The future keeps happening. Facebook just passed IBM in market cap and now Netflix has passed HBO in subscriber revenue, hitting a giddy $1.146 billion last quarter.

Netflix began streaming video content just seven years ago. HBO started its cable television operations back in early ’70s, more than 40 years ago. Even though HBO has benefited from many massive blockbuster franchises like Game of Thrones and True Blood in recent years, there is now a clear sense that the upstart Netflix is pulling ahead in original content creation, both in quality and volume. House of Cards and Orange Is the New Black have generated nearly as much media buzz as Game of Thrones and Netflix is now about to soar to new levels of eccentric, yet lavishly budgeted programming.

There are no fewer than five limited series linked to Marvel’s Daredevil franchise slated for Netflix in 2015. The Marco Polo miniseries will be shot in Italy, Malaysia and Kazakhstan. Chelsea Handler’s once-so-hot late night talk show will make a surprise switch to Netflix. BoJack Horseman is an adult animation featuring Will Arnett as a former sitcom star dealing with alcoholism and self-loathing.

Wait, there’s still much more: Jane Fonda and Lily Tomlin are teaming up in a sitcom. The Wachowski siblings are producing a science fiction show spanning continents. A new family drama features ’80s Oscar contenders Sissy Spacek, Sam Shepard and Kyle Chandler. It now looks like a new season of Arrested Development is also in the cards. All together it looks like the only thing missing is Jessica Lange.

Redemption is the thread that runs through nearly all these shows. Handler lost her sizzle a few years ago, Daredevil was tarnished by a lackluster movie adaptation, Will Arnett peaked a while back, the Wachowskis are recovering from a couple of high-profile flops, while Fonda and many other new Netflix stars thrived in the years between 1970 and 1985.

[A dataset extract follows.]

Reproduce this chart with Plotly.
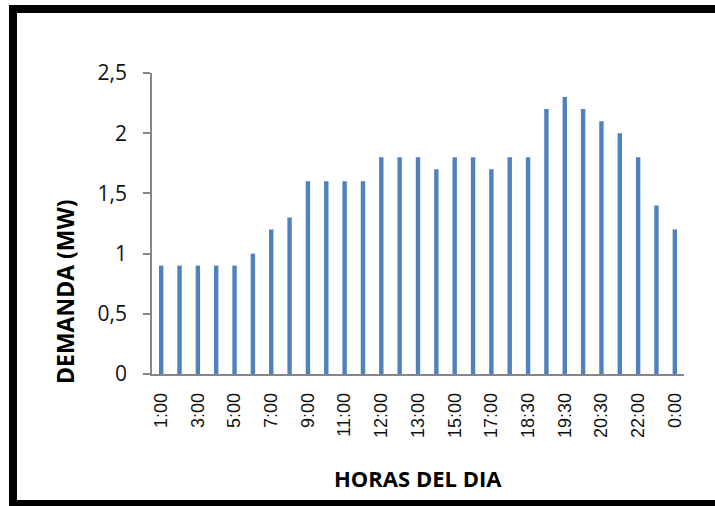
import plotly.graph_objects as go

hours = ["1:00", "2:00", "3:00", "4:00", "5:00", "6:00", "7:00", "8:00", "9:00", "10:00",
         "11:00", "11:30", "12:00", "12:30", "13:00", "14:00", "15:00", "16:00", "17:00", "18:00",
         "18:30", "19:00", "19:30", "20:00", "20:30", "21:00", "22:00", "23:00", "0:00"]
demand = [0.9, 0.9, 0.9, 0.9, 0.9, 1.0, 1.2, 1.3, 1.6, 1.6,
          1.6, 1.6, 1.8, 1.8, 1.8, 1.7, 1.8, 1.8, 1.7, 1.8,
          1.8, 2.2, 2.3, 2.2, 2.1, 2.0, 1.8, 1.4, 1.2]
tick_labels = hours[::2]
y_ticks = [0, 0.5, 1, 1.5, 2, 2.5]

W, H = 715, 506
L, R, T, B = 152, 684, 73, 374

def px(x):
    return (x - L) / (R - L)

def py(y):
    return (B - y) / (B - T)

fig = go.Figure(go.Bar(x=hours, y=demand, marker=dict(color="#4f81bd", line=dict(width=0))))

fig.update_layout(
    width=W, height=H,
    margin=dict(l=L, r=W - R, t=T, b=H - B, pad=0),
    paper_bgcolor="white", plot_bgcolor="white",
    separators=",.",
    bargap=0.76,
    showlegend=False,
    font=dict(family="Liberation Sans, Arial, sans-serif", color="#000000"),
)
fig.update_xaxes(
    type="category", categoryorder="array", categoryarray=hours,
    tickmode="array", tickvals=tick_labels, ticktext=tick_labels,
    tickangle=-90, tickfont=dict(size=18, family="Liberation Sans, Arial", color="#111111"),
    showline=True, linecolor="#868686", linewidth=1.5, ticks="", showgrid=False,
    zeroline=False, ticklabelstandoff=10,
)
fig.update_yaxes(
    range=[0, 2.5], tickvals=y_ticks,
    tickfont=dict(size=21, family="Open Sans, Lato, sans-serif", color="#111111"),
    showline=True, linecolor="#868686", linewidth=1.5, ticks="outside", ticklen=7,
    tickcolor="#868686", tickwidth=1.5, showgrid=False, zeroline=False,
    ticklabelstandoff=12,
)

fig.add_annotation(text="<b>HORAS DEL DIA</b>", xref="paper", yref="paper",
                   x=px(418), y=py(478), xanchor="center", yanchor="middle", showarrow=False,
                   font=dict(size=22, family="Open Sans, Lato, sans-serif", color="#000000"))
fig.add_annotation(text="<b>DEMANDA (MW)</b>", xref="paper", yref="paper",
                   x=px(65), y=py(292), xanchor="center", yanchor="middle", showarrow=False,
                   textangle=-90,
                   font=dict(size=23, family="Open Sans, Lato, sans-serif", color="#000000"))

# thick black frame (right edge lies outside the picture)
fig.add_shape(type="rect", xref="paper", yref="paper",
              x0=px(13), x1=px(740), y0=py(504), y1=py(9),
              line=dict(color="black", width=8), fillcolor="rgba(0,0,0,0)", layer="above")

fig.write_html("out.html")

It seems that Netflix is fixing its gimlet eye on attracting older viewers — a Sam Shepard drama, a Fonda/Tomlin comedy and a Marco Polo series are clearly geared at appealing to the 40-plus age bracket. Even the Wachowski project seems a tad middle-aged since “The Matrix” is now 15 years old and had its biggest impact on people now flirting with forties.

HBO is no doubt feeling a bit under pressure. True Blood is stumbling through its final season and Boardwalk Empire is also drawing to a close. Game of Thrones is now entering the stagnant stretch of the novel series where hundreds of pages are spent on Daenerys wringing her hands in Meereen and Brienne inspecting grimly an endless succession of war-torn hamlets. It will be interesting to see if Netflix challenge spurs HBO into a period of more aggressive and ambitious generation of original content.